> [DATA SECTION]:
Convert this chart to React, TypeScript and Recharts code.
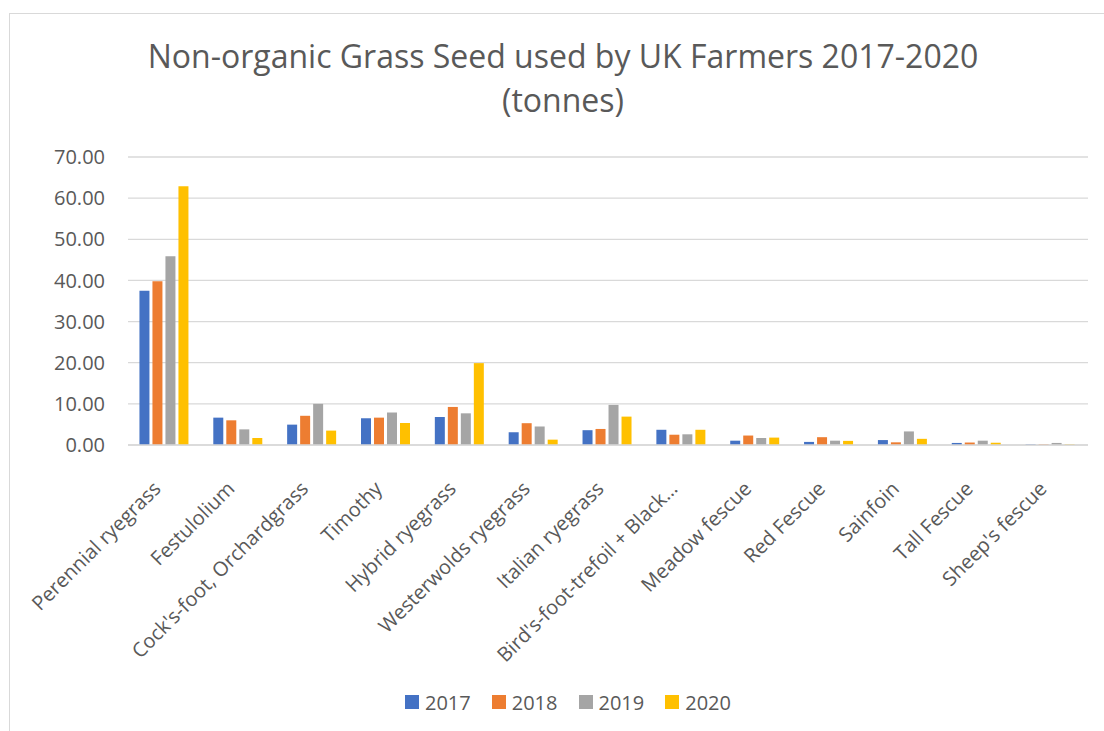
import { BarChart, Bar, XAxis, YAxis, CartesianGrid } from 'recharts';

const CATEGORIES = [
  'Perennial ryegrass',
  'Festulolium',
  "Cock's-foot, Orchardgrass",
  'Timothy',
  'Hybrid ryegrass',
  'Westerwolds ryegrass',
  'Italian ryegrass',
  "Bird's-foot-trefoil + Black…",
  'Meadow fescue',
  'Red Fescue',
  'Sainfoin',
  'Tall Fescue',
  "Sheep's fescue",
];

const Y2017 = [37.5, 6.65, 4.95, 6.5, 6.8, 3.1, 3.6, 3.7, 1.05, 0.75, 1.2, 0.5, 0.15];
const Y2018 = [39.8, 6.0, 7.1, 6.65, 9.25, 5.3, 3.9, 2.5, 2.3, 1.9, 0.65, 0.6, 0.15];
const Y2019 = [45.9, 3.8, 10.0, 7.9, 7.7, 4.5, 9.75, 2.6, 1.7, 1.05, 3.3, 1.05, 0.5];
const Y2020 = [62.9, 1.7, 3.5, 5.35, 19.9, 1.3, 6.9, 3.7, 1.8, 1.0, 1.5, 0.55, 0.15];

const Y_TICKS = [0, 10, 20, 30, 40, 50, 60, 70];

const SERIES = [
  { key: 's2017', name: '2017', color: '#4472C4', values: Y2017 },
  { key: 's2018', name: '2018', color: '#ED7D31', values: Y2018 },
  { key: 's2019', name: '2019', color: '#A5A5A5', values: Y2019 },
  { key: 's2020', name: '2020', color: '#FFC000', values: Y2020 },
];

const data = CATEGORIES.map((name, i) => {
  const row: Record<string, string | number> = { name };
  SERIES.forEach((s) => {
    row[s.key] = s.values[i];
  });
  return row;
});

const FONT = '"Open Sans", sans-serif';
const TEXT = '#595959';
const GRID = '#d9d9d9';

function CategoryTick(props: any) {
  const { x, y, payload } = props;
  const tx = x - 3;
  const ty = y + 37;
  return (
    <text
      x={tx}
      y={ty}
      transform={`rotate(-45, ${tx}, ${ty})`}
      textAnchor="end"
      fill={TEXT}
      fontSize={20}
      fontFamily={FONT}
    >
      {payload.value}
    </text>
  );
}

export default function App() {
  return (
    <div
      style={{
        position: 'absolute',
        left: 0,
        top: 0,
        width: 1104,
        height: 731,
        overflow: 'hidden',
        background: '#fff',
        fontFamily: FONT,
      }}
    >
      <div
        style={{
          position: 'absolute',
          left: 9,
          top: 13,
          width: 1300,
          height: 900,
          border: `1.5px solid ${GRID}`,
        }}
      />
      <div
        style={{
          position: 'absolute',
          left: 63,
          top: 34,
          width: 1000,
          textAlign: 'center',
          fontSize: 32,
          lineHeight: '44px',
          color: TEXT,
        }}
      >
        Non-organic Grass Seed used by UK Farmers 2017-2020
        <br />
        (tonnes)
      </div>
      <BarChart
        width={1104}
        height={731}
        data={data}
        margin={{ top: 157, right: 16, left: 0, bottom: 0 }}
        barCategoryGap="15.5%"
        barGap={3}
        style={{ position: 'absolute', left: 0, top: 0 }}
      >
        <CartesianGrid vertical={false} stroke={GRID} strokeWidth={1.3} />
        <XAxis
          dataKey="name"
          interval={0}
          height={286}
          tickLine={false}
          axisLine={{ stroke: GRID, strokeWidth: 1.5 }}
          tick={(p: any) => <CategoryTick {...p} />}
        />
        <YAxis
          width={128}
          domain={[0, 70]}
          ticks={Y_TICKS}
          interval={0}
          axisLine={false}
          tickLine={false}
          tickMargin={17}
          tickFormatter={(v: number) => v.toFixed(2)}
          tick={{ fill: TEXT, fontSize: 20, fontFamily: FONT }}
        />
        {SERIES.map((s) => (
          <Bar
            key={s.key}
            dataKey={s.key}
            name={s.name}
            fill={s.color}
            isAnimationActive={false}
          />
        ))}
      </BarChart>
      <div
        style={{
          position: 'absolute',
          left: 0,
          width: 1136,
          top: 690,
          height: 24,
          display: 'flex',
          justifyContent: 'center',
          alignItems: 'center',
          gap: 21,
          fontSize: 20,
          color: TEXT,
        }}
      >
        {SERIES.map((s) => (
          <div key={s.key} style={{ display: 'flex', alignItems: 'center', gap: 6 }}>
            <span style={{ width: 14, height: 14, background: s.color, display: 'inline-block' }} />
            <span>{s.name}</span>
          </div>
        ))}
      </div>
    </div>
  );
}
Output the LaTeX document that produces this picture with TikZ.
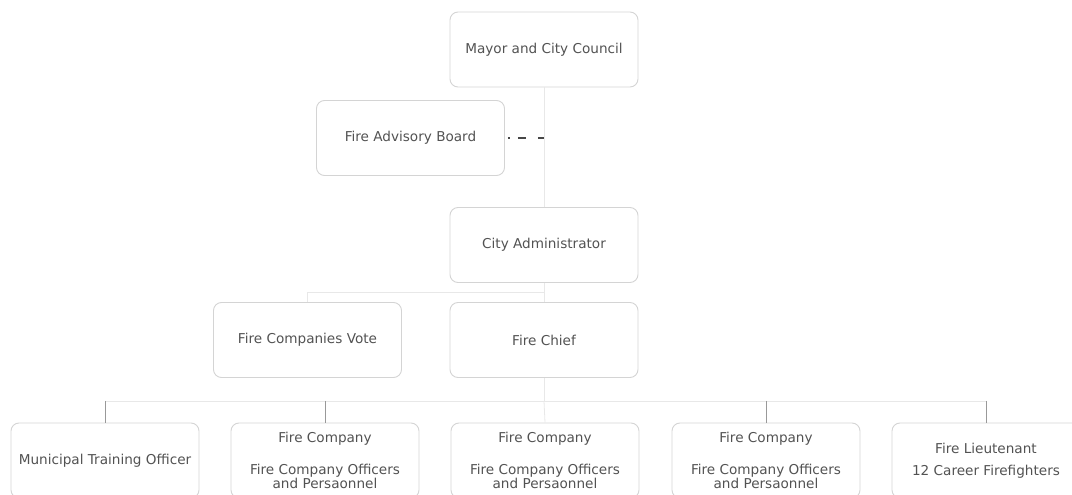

> [WRITTEN REQUEST]: Reproduce each line exactly as it appears, omitting the pictures.

> [TASK OUTPUT]:
Convert this chart to React, TypeScript and Recharts code.
import { BarChart, Bar, XAxis, YAxis, CartesianGrid } from 'recharts';

const CATEGORIES = [
  'Perennial ryegrass',
  'Festulolium',
  "Cock's-foot, Orchardgrass",
  'Timothy',
  'Hybrid ryegrass',
  'Westerwolds ryegrass',
  'Italian ryegrass',
  "Bird's-foot-trefoil + Black…",
  'Meadow fescue',
  'Red Fescue',
  'Sainfoin',
  'Tall Fescue',
  "Sheep's fescue",
];

const Y2017 = [37.5, 6.65, 4.95, 6.5, 6.8, 3.1, 3.6, 3.7, 1.05, 0.75, 1.2, 0.5, 0.15];
const Y2018 = [39.8, 6.0, 7.1, 6.65, 9.25, 5.3, 3.9, 2.5, 2.3, 1.9, 0.65, 0.6, 0.15];
const Y2019 = [45.9, 3.8, 10.0, 7.9, 7.7, 4.5, 9.75, 2.6, 1.7, 1.05, 3.3, 1.05, 0.5];
const Y2020 = [62.9, 1.7, 3.5, 5.35, 19.9, 1.3, 6.9, 3.7, 1.8, 1.0, 1.5, 0.55, 0.15];

const Y_TICKS = [0, 10, 20, 30, 40, 50, 60, 70];

const SERIES = [
  { key: 's2017', name: '2017', color: '#4472C4', values: Y2017 },
  { key: 's2018', name: '2018', color: '#ED7D31', values: Y2018 },
  { key: 's2019', name: '2019', color: '#A5A5A5', values: Y2019 },
  { key: 's2020', name: '2020', color: '#FFC000', values: Y2020 },
];

const data = CATEGORIES.map((name, i) => {
  const row: Record<string, string | number> = { name };
  SERIES.forEach((s) => {
    row[s.key] = s.values[i];
  });
  return row;
});

const FONT = '"Open Sans", sans-serif';
const TEXT = '#595959';
const GRID = '#d9d9d9';

function CategoryTick(props: any) {
  const { x, y, payload } = props;
  const tx = x - 3;
  const ty = y + 37;
  return (
    <text
      x={tx}
      y={ty}
      transform={`rotate(-45, ${tx}, ${ty})`}
      textAnchor="end"
      fill={TEXT}
      fontSize={20}
      fontFamily={FONT}
    >
      {payload.value}
    </text>
  );
}

export default function App() {
  return (
    <div
      style={{
        position: 'absolute',
        left: 0,
        top: 0,
        width: 1104,
        height: 731,
        overflow: 'hidden',
        background: '#fff',
        fontFamily: FONT,
      }}
    >
      <div
        style={{
          position: 'absolute',
          left: 9,
          top: 13,
          width: 1300,
          height: 900,
          border: `1.5px solid ${GRID}`,
        }}
      />
      <div
        style={{
          position: 'absolute',
          left: 63,
          top: 34,
          width: 1000,
          textAlign: 'center',
          fontSize: 32,
          lineHeight: '44px',
          color: TEXT,
        }}
      >
        Non-organic Grass Seed used by UK Farmers 2017-2020
        <br />
        (tonnes)
      </div>
      <BarChart
        width={1104}
        height={731}
        data={data}
        margin={{ top: 157, right: 16, left: 0, bottom: 0 }}
        barCategoryGap="15.5%"
        barGap={3}
        style={{ position: 'absolute', left: 0, top: 0 }}
      >
        <CartesianGrid vertical={false} stroke={GRID} strokeWidth={1.3} />
        <XAxis
          dataKey="name"
          interval={0}
          height={286}
          tickLine={false}
          axisLine={{ stroke: GRID, strokeWidth: 1.5 }}
          tick={(p: any) => <CategoryTick {...p} />}
        />
        <YAxis
          width={128}
          domain={[0, 70]}
          ticks={Y_TICKS}
          interval={0}
          axisLine={false}
          tickLine={false}
          tickMargin={17}
          tickFormatter={(v: number) => v.toFixed(2)}
          tick={{ fill: TEXT, fontSize: 20, fontFamily: FONT }}
        />
        {SERIES.map((s) => (
          <Bar
            key={s.key}
            dataKey={s.key}
            name={s.name}
            fill={s.color}
            isAnimationActive={false}
          />
        ))}
      </BarChart>
      <div
        style={{
          position: 'absolute',
          left: 0,
          width: 1136,
          top: 690,
          height: 24,
          display: 'flex',
          justifyContent: 'center',
          alignItems: 'center',
          gap: 21,
          fontSize: 20,
          color: TEXT,
        }}
      >
        {SERIES.map((s) => (
          <div key={s.key} style={{ display: 'flex', alignItems: 'center', gap: 6 }}>
            <span style={{ width: 14, height: 14, background: s.color, display: 'inline-block' }} />
            <span>{s.name}</span>
          </div>
        ))}
      </div>
    </div>
  );
}
Output the LaTeX document that produces this picture with TikZ.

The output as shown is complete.